* **Exercise details**
Copy each line below exactly and leave the pictures out.

* **Available data**
--- BEGIN ---

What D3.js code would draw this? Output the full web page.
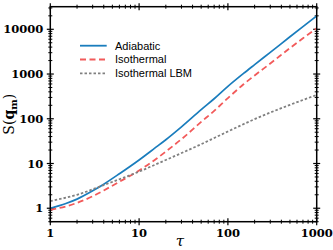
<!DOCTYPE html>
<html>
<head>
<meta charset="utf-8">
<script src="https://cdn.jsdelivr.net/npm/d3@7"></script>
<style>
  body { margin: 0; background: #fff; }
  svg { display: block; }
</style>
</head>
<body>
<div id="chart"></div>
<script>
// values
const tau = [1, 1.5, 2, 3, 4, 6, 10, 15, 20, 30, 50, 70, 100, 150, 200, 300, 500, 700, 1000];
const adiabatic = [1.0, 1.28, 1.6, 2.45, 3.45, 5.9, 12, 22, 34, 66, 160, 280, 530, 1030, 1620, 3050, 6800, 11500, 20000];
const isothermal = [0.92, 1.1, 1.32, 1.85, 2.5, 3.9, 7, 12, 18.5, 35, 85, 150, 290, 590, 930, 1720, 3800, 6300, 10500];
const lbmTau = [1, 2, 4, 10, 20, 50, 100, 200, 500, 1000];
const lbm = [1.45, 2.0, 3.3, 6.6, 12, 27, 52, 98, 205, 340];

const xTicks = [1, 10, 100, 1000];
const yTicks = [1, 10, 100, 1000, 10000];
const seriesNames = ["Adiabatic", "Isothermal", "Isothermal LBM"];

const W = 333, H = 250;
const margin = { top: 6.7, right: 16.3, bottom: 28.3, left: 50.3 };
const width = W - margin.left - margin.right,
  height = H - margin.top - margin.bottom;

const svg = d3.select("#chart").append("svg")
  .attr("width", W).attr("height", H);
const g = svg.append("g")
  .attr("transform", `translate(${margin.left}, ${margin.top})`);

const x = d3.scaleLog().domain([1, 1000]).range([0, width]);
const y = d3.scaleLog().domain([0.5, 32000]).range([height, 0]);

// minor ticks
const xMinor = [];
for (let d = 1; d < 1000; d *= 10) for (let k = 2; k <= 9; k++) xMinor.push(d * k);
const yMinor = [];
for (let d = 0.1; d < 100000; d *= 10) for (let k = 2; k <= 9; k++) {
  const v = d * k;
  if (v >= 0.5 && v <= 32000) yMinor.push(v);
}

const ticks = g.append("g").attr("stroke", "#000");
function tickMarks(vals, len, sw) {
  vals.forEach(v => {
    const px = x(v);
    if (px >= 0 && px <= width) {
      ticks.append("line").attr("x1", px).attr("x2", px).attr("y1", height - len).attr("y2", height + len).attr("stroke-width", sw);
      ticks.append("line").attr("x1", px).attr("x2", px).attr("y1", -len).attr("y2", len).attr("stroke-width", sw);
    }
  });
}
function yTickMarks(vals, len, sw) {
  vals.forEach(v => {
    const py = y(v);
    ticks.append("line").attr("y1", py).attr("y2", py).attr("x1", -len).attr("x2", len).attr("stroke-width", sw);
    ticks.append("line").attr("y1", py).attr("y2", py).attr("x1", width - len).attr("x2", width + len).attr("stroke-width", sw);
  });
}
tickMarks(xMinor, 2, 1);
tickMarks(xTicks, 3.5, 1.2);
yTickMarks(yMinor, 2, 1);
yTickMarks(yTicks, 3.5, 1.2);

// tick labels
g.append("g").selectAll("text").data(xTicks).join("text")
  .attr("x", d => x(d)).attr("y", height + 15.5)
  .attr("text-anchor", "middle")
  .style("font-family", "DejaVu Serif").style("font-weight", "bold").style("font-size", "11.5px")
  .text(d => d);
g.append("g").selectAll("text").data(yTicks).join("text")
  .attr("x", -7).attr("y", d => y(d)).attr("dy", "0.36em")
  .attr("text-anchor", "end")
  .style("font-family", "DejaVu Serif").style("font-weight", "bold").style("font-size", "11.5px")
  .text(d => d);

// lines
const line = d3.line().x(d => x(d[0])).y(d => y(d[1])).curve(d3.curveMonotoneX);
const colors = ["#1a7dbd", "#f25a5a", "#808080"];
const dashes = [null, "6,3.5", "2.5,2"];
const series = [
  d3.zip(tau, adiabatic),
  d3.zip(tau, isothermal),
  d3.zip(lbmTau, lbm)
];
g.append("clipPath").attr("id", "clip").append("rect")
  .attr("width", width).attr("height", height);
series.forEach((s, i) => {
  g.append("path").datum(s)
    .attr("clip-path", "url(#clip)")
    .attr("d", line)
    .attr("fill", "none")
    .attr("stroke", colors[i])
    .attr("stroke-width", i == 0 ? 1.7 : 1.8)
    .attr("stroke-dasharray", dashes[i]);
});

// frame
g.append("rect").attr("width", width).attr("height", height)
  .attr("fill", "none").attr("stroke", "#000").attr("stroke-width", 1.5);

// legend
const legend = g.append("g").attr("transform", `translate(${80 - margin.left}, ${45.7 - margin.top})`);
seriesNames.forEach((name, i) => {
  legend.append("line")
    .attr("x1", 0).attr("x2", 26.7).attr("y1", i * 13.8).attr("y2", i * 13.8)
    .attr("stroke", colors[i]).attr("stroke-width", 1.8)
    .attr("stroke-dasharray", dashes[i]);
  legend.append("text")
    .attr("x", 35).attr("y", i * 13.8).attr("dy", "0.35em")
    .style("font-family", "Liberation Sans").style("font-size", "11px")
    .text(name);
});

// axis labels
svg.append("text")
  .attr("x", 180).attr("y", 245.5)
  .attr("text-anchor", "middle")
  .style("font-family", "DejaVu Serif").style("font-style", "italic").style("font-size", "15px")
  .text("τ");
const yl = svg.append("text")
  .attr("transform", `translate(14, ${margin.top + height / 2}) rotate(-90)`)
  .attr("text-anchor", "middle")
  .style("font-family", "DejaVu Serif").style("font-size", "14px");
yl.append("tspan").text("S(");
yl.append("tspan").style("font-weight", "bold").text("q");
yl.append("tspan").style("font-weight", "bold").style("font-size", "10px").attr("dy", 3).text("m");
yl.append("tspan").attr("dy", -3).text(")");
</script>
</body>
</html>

--- END ---

* **Solution**
What D3.js code would draw this? Output the full web page.
<!DOCTYPE html>
<html>
<head>
<meta charset="utf-8">
<script src="https://cdn.jsdelivr.net/npm/d3@7"></script>
<style>
  body { margin: 0; background: #fff; }
  svg { display: block; }
</style>
</head>
<body>
<div id="chart"></div>
<script>
// values
const tau = [1, 1.5, 2, 3, 4, 6, 10, 15, 20, 30, 50, 70, 100, 150, 200, 300, 500, 700, 1000];
const adiabatic = [1.0, 1.28, 1.6, 2.45, 3.45, 5.9, 12, 22, 34, 66, 160, 280, 530, 1030, 1620, 3050, 6800, 11500, 20000];
const isothermal = [0.92, 1.1, 1.32, 1.85, 2.5, 3.9, 7, 12, 18.5, 35, 85, 150, 290, 590, 930, 1720, 3800, 6300, 10500];
const lbmTau = [1, 2, 4, 10, 20, 50, 100, 200, 500, 1000];
const lbm = [1.45, 2.0, 3.3, 6.6, 12, 27, 52, 98, 205, 340];

const xTicks = [1, 10, 100, 1000];
const yTicks = [1, 10, 100, 1000, 10000];
const seriesNames = ["Adiabatic", "Isothermal", "Isothermal LBM"];

const W = 333, H = 250;
const margin = { top: 6.7, right: 16.3, bottom: 28.3, left: 50.3 };
const width = W - margin.left - margin.right,
  height = H - margin.top - margin.bottom;

const svg = d3.select("#chart").append("svg")
  .attr("width", W).attr("height", H);
const g = svg.append("g")
  .attr("transform", `translate(${margin.left}, ${margin.top})`);

const x = d3.scaleLog().domain([1, 1000]).range([0, width]);
const y = d3.scaleLog().domain([0.5, 32000]).range([height, 0]);

// minor ticks
const xMinor = [];
for (let d = 1; d < 1000; d *= 10) for (let k = 2; k <= 9; k++) xMinor.push(d * k);
const yMinor = [];
for (let d = 0.1; d < 100000; d *= 10) for (let k = 2; k <= 9; k++) {
  const v = d * k;
  if (v >= 0.5 && v <= 32000) yMinor.push(v);
}

const ticks = g.append("g").attr("stroke", "#000");
function tickMarks(vals, len, sw) {
  vals.forEach(v => {
    const px = x(v);
    if (px >= 0 && px <= width) {
      ticks.append("line").attr("x1", px).attr("x2", px).attr("y1", height - len).attr("y2", height + len).attr("stroke-width", sw);
      ticks.append("line").attr("x1", px).attr("x2", px).attr("y1", -len).attr("y2", len).attr("stroke-width", sw);
    }
  });
}
function yTickMarks(vals, len, sw) {
  vals.forEach(v => {
    const py = y(v);
    ticks.append("line").attr("y1", py).attr("y2", py).attr("x1", -len).attr("x2", len).attr("stroke-width", sw);
    ticks.append("line").attr("y1", py).attr("y2", py).attr("x1", width - len).attr("x2", width + len).attr("stroke-width", sw);
  });
}
tickMarks(xMinor, 2, 1);
tickMarks(xTicks, 3.5, 1.2);
yTickMarks(yMinor, 2, 1);
yTickMarks(yTicks, 3.5, 1.2);

// tick labels
g.append("g").selectAll("text").data(xTicks).join("text")
  .attr("x", d => x(d)).attr("y", height + 15.5)
  .attr("text-anchor", "middle")
  .style("font-family", "DejaVu Serif").style("font-weight", "bold").style("font-size", "11.5px")
  .text(d => d);
g.append("g").selectAll("text").data(yTicks).join("text")
  .attr("x", -7).attr("y", d => y(d)).attr("dy", "0.36em")
  .attr("text-anchor", "end")
  .style("font-family", "DejaVu Serif").style("font-weight", "bold").style("font-size", "11.5px")
  .text(d => d);

// lines
const line = d3.line().x(d => x(d[0])).y(d => y(d[1])).curve(d3.curveMonotoneX);
const colors = ["#1a7dbd", "#f25a5a", "#808080"];
const dashes = [null, "6,3.5", "2.5,2"];
const series = [
  d3.zip(tau, adiabatic),
  d3.zip(tau, isothermal),
  d3.zip(lbmTau, lbm)
];
g.append("clipPath").attr("id", "clip").append("rect")
  .attr("width", width).attr("height", height);
series.forEach((s, i) => {
  g.append("path").datum(s)
    .attr("clip-path", "url(#clip)")
    .attr("d", line)
    .attr("fill", "none")
    .attr("stroke", colors[i])
    .attr("stroke-width", i == 0 ? 1.7 : 1.8)
    .attr("stroke-dasharray", dashes[i]);
});

// frame
g.append("rect").attr("width", width).attr("height", height)
  .attr("fill", "none").attr("stroke", "#000").attr("stroke-width", 1.5);

// legend
const legend = g.append("g").attr("transform", `translate(${80 - margin.left}, ${45.7 - margin.top})`);
seriesNames.forEach((name, i) => {
  legend.append("line")
    .attr("x1", 0).attr("x2", 26.7).attr("y1", i * 13.8).attr("y2", i * 13.8)
    .attr("stroke", colors[i]).attr("stroke-width", 1.8)
    .attr("stroke-dasharray", dashes[i]);
  legend.append("text")
    .attr("x", 35).attr("y", i * 13.8).attr("dy", "0.35em")
    .style("font-family", "Liberation Sans").style("font-size", "11px")
    .text(name);
});

// axis labels
svg.append("text")
  .attr("x", 180).attr("y", 245.5)
  .attr("text-anchor", "middle")
  .style("font-family", "DejaVu Serif").style("font-style", "italic").style("font-size", "15px")
  .text("τ");
const yl = svg.append("text")
  .attr("transform", `translate(14, ${margin.top + height / 2}) rotate(-90)`)
  .attr("text-anchor", "middle")
  .style("font-family", "DejaVu Serif").style("font-size", "14px");
yl.append("tspan").text("S(");
yl.append("tspan").style("font-weight", "bold").text("q");
yl.append("tspan").style("font-weight", "bold").style("font-size", "10px").attr("dy", 3).text("m");
yl.append("tspan").attr("dy", -3).text(")");
</script>
</body>
</html>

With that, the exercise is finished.